Interior Announces Plan to Implement Historic Wildland Fire Management Funding from the Bipartisan Infrastructure Law

02/16/2022
Last edited 02/16/2022
Contact Information

Date: Wednesday, February 16, 2022
Contact: OWF_media@ios.doi.gov

WASHINGTON — The Department of the Interior’s Office of Wildland Fire today announced initial plans for investing nearly $1.5 billion from the Bipartisan Infrastructure Law to increase the resilience of communities and lands facing the threat of wildland fires and to better support federal wildland firefighters. Over the next five years, this historic investment provides an average increase of 29 percent over 2021 funding for the Department’s wildland fire management.

Congress provided these funds over a period of five years, beginning in 2022. The investment supports the Department’s wildland fire management to address forest and rangeland restoration, hazardous fuels management, fire-related research and science, wildfire early detection technology, post-wildfire restoration activities, and by investing in federal wildland firefighters. The U.S. Department of Agriculture's Forest Service also received funding to coordinate efforts across the interagency wildland fire management community.  

“The Bipartisan Infrastructure Law’s wildland fire investments reflect more than just funding increases,” said Jeff Rupert, Director of the Office of Wildland Fire. “This new law is the start of a more strategic approach to wildland fire management that includes greater consideration of wildland firefighters and a longer-term view of preparing for fires, reducing fire risk across boundaries, and working with partners to increase resiliency in lands and communities dealing with fire.”

The Department’s initial plan for the Bipartisan Infrastructure Law includes investments in the wildland fire management programs at the Bureau of Indian Affairs, Bureau of Land Management, National Park Service, and U.S. Fish and Wildlife Service. Guided by the law, the plan provides $407.6 million in the first year and $262.6 million each of the following four years, an increase over the 2021 funding level of more than 40 percent in the first year and more than 25 percent the following four years.

Specific funding under the law is directed toward preparedness, fuels management, post-fire restoration, and fire science.

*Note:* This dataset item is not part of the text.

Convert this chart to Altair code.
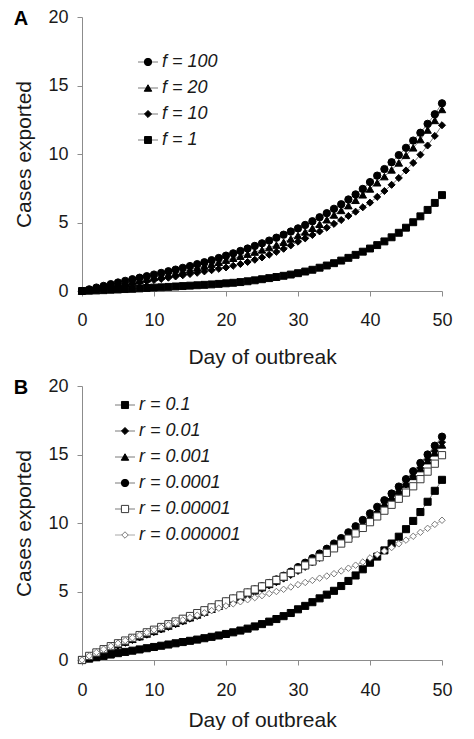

Preparing for wildland fire involves hiring and training firefighters, purchasing and maintaining equipment, and improving fire detection methods. The law also improves pay in areas of the nation where it has been difficult to recruit and retain wildland firefighters, establishes an employment series that recognizes wildland firefighting as a federal career, and develops programs that support firefighter mental health and wellbeing.

Fuels management funding protects communities and landscapes by removing vegetation before it can burn in a wildfire using methods from cutting and removing to prescribed fire. The law calls for fuel treatments to reduce the risk of fire on millions of acres near the wildland urban interface and drinking water sources.

Additional funds provide for rehabilitating lands that have been impacted by wildfires and supporting the Joint Fire Science Program, a collaboration with the Forest Service to better understand the impacts of fire and the needs of communities preparing for fires.